マドリーは後半にバルベルデに代えモドリッチを投入したものの、全体的な流れはそれほど大きく変わらなかった。アトレティコもMFトマ・ルマルを入れ、ニゲスをサイドバックに下げるなど攻撃的な形を試してきたが、こちらもそれほど効果的と言えず。試合は両者得点を奪うことができず、0-0に終わっている。
マドリーは連勝が止まったものの、これでリーグ戦では3試合連続クリーンシート中。守備の課題が多かった昨季から比べるとやや安定感は出てきており、そうした影響が結果にも出ているということはポジティブな要素だ。
ただ、一方で守備に重心を置いた際にはどうしても攻撃の形が疎かになる。
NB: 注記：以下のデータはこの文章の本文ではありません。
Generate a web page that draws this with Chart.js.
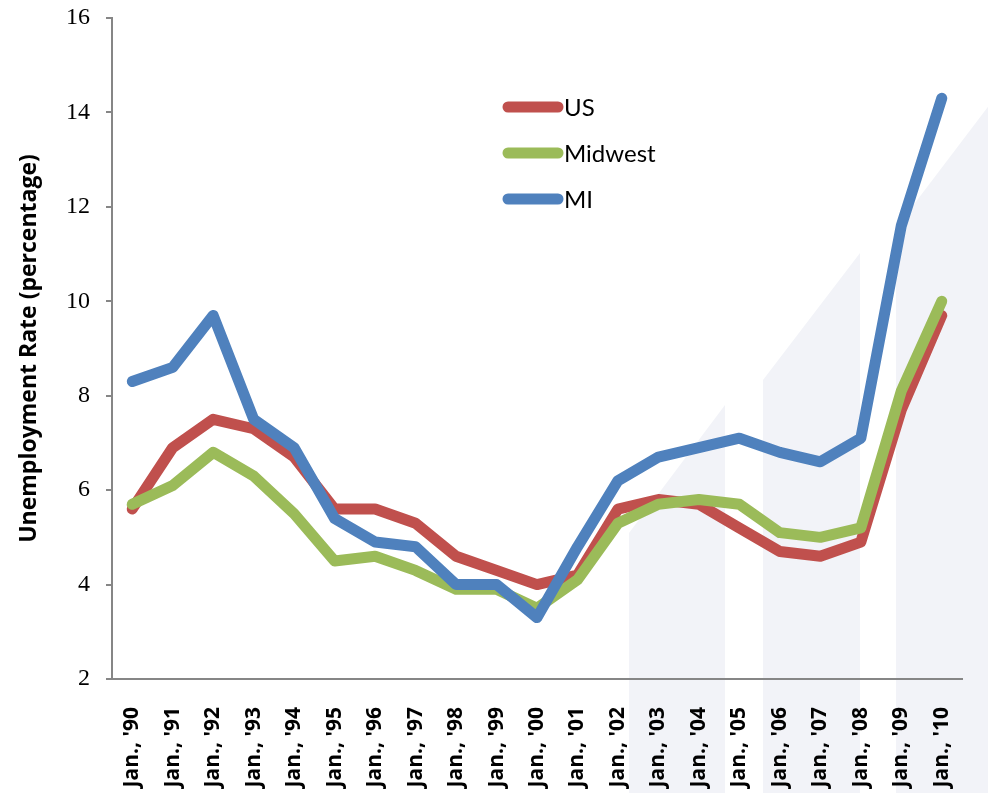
<!DOCTYPE html>
<html>
<head>
<meta charset="utf-8">
<script src="https://cdn.jsdelivr.net/npm/chart.js@4/dist/chart.umd.min.js"></script>
<style>
  html, body { margin: 0; padding: 0; background: #fff; overflow: hidden; }
  #wrap { width: 988px; height: 793px; }
</style>
</head>
<body>
<div id="wrap"><canvas id="rateChart"></canvas></div>
<script>
// January unemployment rates, 1990-2010
const years = ['Jan., \'90', 'Jan., \'91', 'Jan., \'92', 'Jan., \'93', 'Jan., \'94', 'Jan., \'95', 'Jan., \'96',
               'Jan., \'97', 'Jan., \'98', 'Jan., \'99', 'Jan., \'00', 'Jan., \'01', 'Jan., \'02', 'Jan., \'03',
               'Jan., \'04', 'Jan., \'05', 'Jan., \'06', 'Jan., \'07', 'Jan., \'08', 'Jan., \'09', 'Jan., \'10'];
const usRate       = [5.6, 6.9, 7.5, 7.3, 6.7, 5.6, 5.6, 5.3, 4.6, 4.3, 4.0, 4.2, 5.6, 5.8, 5.7, 5.2, 4.7, 4.6, 4.9, 7.7, 9.7];
const midwestRate  = [5.7, 6.1, 6.8, 6.3, 5.5, 4.5, 4.6, 4.3, 3.9, 3.9, 3.5, 4.1, 5.3, 5.7, 5.8, 5.7, 5.1, 5.0, 5.2, 8.1, 10.0];
const michiganRate = [8.3, 8.6, 9.7, 7.5, 6.9, 5.4, 4.9, 4.8, 4.0, 4.0, 3.3, 4.8, 6.2, 6.7, 6.9, 7.1, 6.8, 6.6, 7.1, 11.6, 14.3];
const yTicks = [2, 4, 6, 8, 10, 12, 14, 16];

const seriesNames  = ['US', 'Midwest', 'MI'];
const seriesColors = ['#C0504D', '#9BBB59', '#4F81BD'];

// pale rising bars behind the plot
const backdrop = {
    id: 'backdrop',
    beforeDraw(chart) {
        const c = chart.ctx;
        const h = chart.height;
        c.save();
        c.fillStyle = '#F2F3F8';
        const bars = [
            [629, 725, 533, 405],
            [763, 860, 380, 253],
            [896, 1000, 228, 91]
        ];
        bars.forEach(([x0, x1, yl, yr]) => {
            c.beginPath();
            c.moveTo(x0, h);
            c.lineTo(x0, yl);
            c.lineTo(x1, yr);
            c.lineTo(x1, h);
            c.closePath();
            c.fill();
        });
        c.restore();
    }
};

// legend drawn inside the plot area
const innerLegend = {
    id: 'innerLegend',
    afterDatasetsDraw(chart) {
        const c = chart.ctx;
        const x0 = chart.chartArea.left + 391;
        const y0 = 107;
        c.save();
        c.lineCap = 'round';
        c.lineWidth = 11;
        c.font = '24px Lato';
        c.textBaseline = 'middle';
        seriesNames.forEach((name, i) => {
            const y = y0 + i * 46;
            c.strokeStyle = seriesColors[i];
            c.beginPath();
            c.moveTo(x0 + 5, y);
            c.lineTo(x0 + 55, y);
            c.stroke();
            c.fillStyle = '#000';
            c.fillText(name, x0 + 61, y + 1);
        });
        c.restore();
    }
};

const rateData = [usRate, midwestRate, michiganRate];

const ctx = document.getElementById('rateChart').getContext('2d');
const rateChart = new Chart(ctx, {
    type: 'line',
    data: {
        labels: years,
        datasets: seriesNames.map((name, i) => ({
            label: name,
            data: rateData[i],
            borderColor: seriesColors[i],
            backgroundColor: seriesColors[i],
            borderWidth: 11,
            borderCapStyle: 'round',
            borderJoinStyle: 'round',
            pointRadius: 0,
            tension: 0,
            order: 3 - i
        }))
    },
    options: {
        responsive: true,
        maintainAspectRatio: false,
        animation: false,
        layout: { padding: { top: 18, right: 26, left: 0, bottom: 0 } },
        plugins: {
            legend: { display: false },
            tooltip: { enabled: false }
        },
        scales: {
            x: {
                offset: true,
                grid: { display: false },
                border: { display: true, color: '#868686', width: 2 },
                ticks: {
                    color: '#000',
                    font: { family: 'Open Sans', size: 21, weight: 'bold' },
                    minRotation: 90,
                    maxRotation: 90,
                    autoSkip: false,
                    padding: 20
                },
                afterFit: (scale) => { scale.height = 114; }
            },
            y: {
                min: 2,
                max: 16,
                afterBuildTicks: (scale) => { scale.ticks = yTicks.map(v => ({ value: v })); },
                grid: { drawOnChartArea: false, drawTicks: true, tickLength: 6, color: '#868686', lineWidth: 2 },
                border: { display: true, color: '#868686', width: 2 },
                ticks: {
                    color: '#000',
                    font: { family: 'Liberation Serif', size: 24 },
                    padding: 16
                },
                title: {
                    display: true,
                    text: 'Unemployment Rate (percentage)',
                    color: '#000',
                    font: { family: 'Open Sans', size: 23, weight: 'bold' },
                    padding: { top: 16, bottom: 0 }
                },
                afterFit: (scale) => {
                    scale.width = 112;
                    scale.paddingTop = 0;
                    scale.paddingBottom = 0;
                }
            }
        }
    },
    plugins: [backdrop, innerLegend]
});
</script>
</body>
</html>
アトレティコ相手にアウェイで勝ち点1は決して悪い結果ではないが、優勝を目指すならばこういった試合で勝ち切ることは当然必要となってくる。守備に重心を置くのは良い。ただ、その後の攻撃の形はどうするのか。ここはジネディーヌ・ジダン監督の今後の課題となりそうだ。
一方でアトレティコはこれでリーグ戦7試合中5試合でクリーンシート達成。守備の強度、安定感はさすがといったところである。ただ、リーグ戦直近4試合で2得点という成績はいただけないところ。マドリーと同じく、こちらも攻撃に課題がありそうだ。